I've got no complaints from the Anabanana. Here's what gets me. A lot of times, after I tell Ana she needs a smock on before she goes in the water, and to "get a smock and put it on" (those exact words), somebody will, before Ana even has a chance to *try* to put the smock on, take a smock down and put it on her for her.

Why the hell do they do that? Do they think I'm going to tell this kid to do something she can't do? Because I'm not. It's silly, and a waste of time. Do they think it's helpful to teach this kid that random strangers will do for her, when she's perfectly capable of doing things herself? Do they really think I'm just being lazy? (Well, I mean, I am, but I have a hifalutin' excuse of "it's good for her" to back me up.)

Because it's really starting to annoy me. Guys. Ana? She's nearly three. She can do a lot of things all by herself, and I assure you, it doesn't do anybody any good to act otherwise.

Not that you are the ones doing this, but I have no idea how to call these other people out on it. What do I say? "Stop helping my niece RIGHT NOW, or you get a time-out!"? Somehow, I don't think that'd go over well....

(Speaking of time-outs, I'm experimenting, with Jenn's approval, with giving Ana informal "until you calm down" time-outs. I think it's working - she calms down a lot faster, and for longer. This can only be good. But I'm really doing it because I'm too lazy to watch a clock.)

Edit: This isn't a new thing. It's related to the people who act stunned that the kid can throw out her own garbage when told to (or even of her own volition, because she knows what garbage is and where it goes); that she can ask for a tissue, blow her nose, and throw it out *all by herself*; that she can unzip her jacket and take it off (she usually unzips it just most of the way and steps out of it, but I don't care); that she can hold onto a subway pole (okay, maybe this one is a little more unusual).

I don't think Ana is all that far ahead of other children her age in these abilities. I think that there's a lot of people, including people who ought to know better, who just underestimate children. And that's a sad thing.

Date: 2006-03-07 12:51 am (UTC)
From: [identity profile] failstoexist.livejournal.com
Maybe she can start saying "please let me do it myself" or "no thanks, I can do it" or something to that effect.

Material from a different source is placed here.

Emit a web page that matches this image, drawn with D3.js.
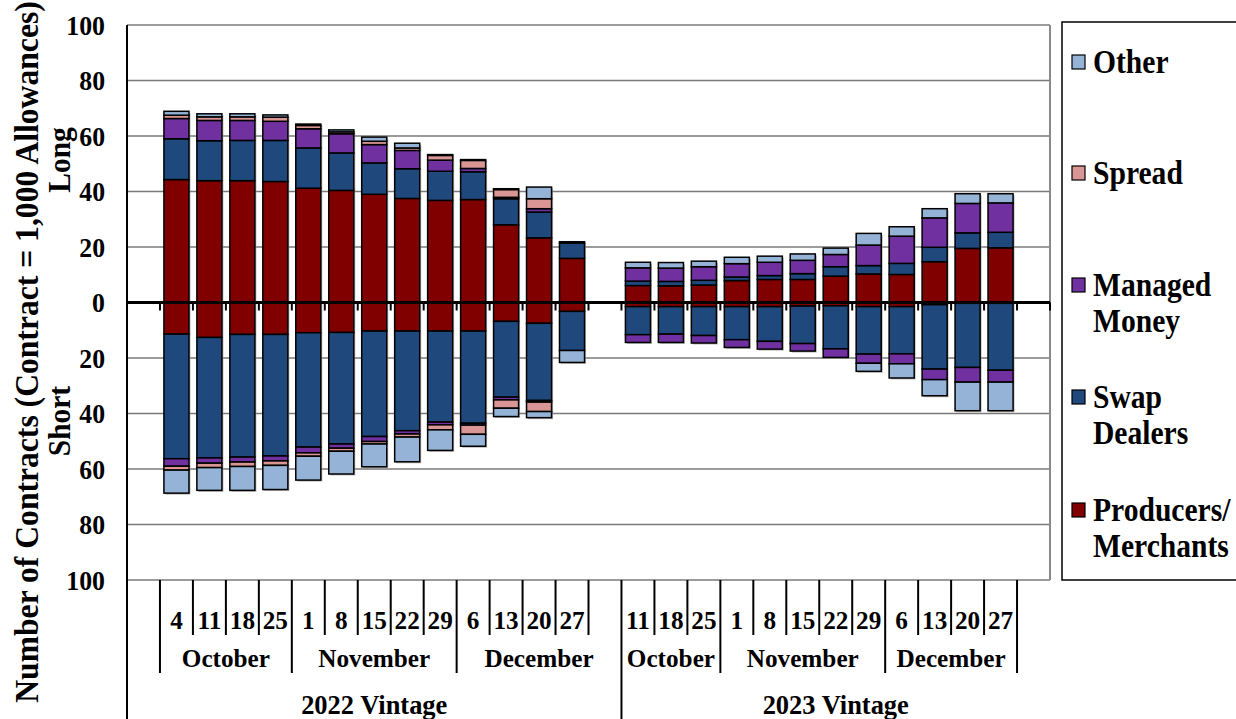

We do that at daycare(hasn't come up with the cousins, since I don't see them all too often)...tell the kids to talk to each other and say what's wrong. One in particular *loves* to tell other kids that they are "too loud! you hurt my ears!" and if that doesn't shut them up, she says "sue! carrie! manda! aiden hurt my ears! no yelling at lunch!" All of the older ones are getting better at trying to solve their own problems, and for the most part the kids listen. if they don't, we step in and say something like "aiden, molly told you that you were hurting her ears. now you need to stop yelling and apologize." I think that sort of shows that we will back them up, but we want them to try themselves first. It doesn't make what they said any less important, just reminds the other kid that they have to listen. Depending on the situation, they need us to step in a lot less now, especially with sharing issues.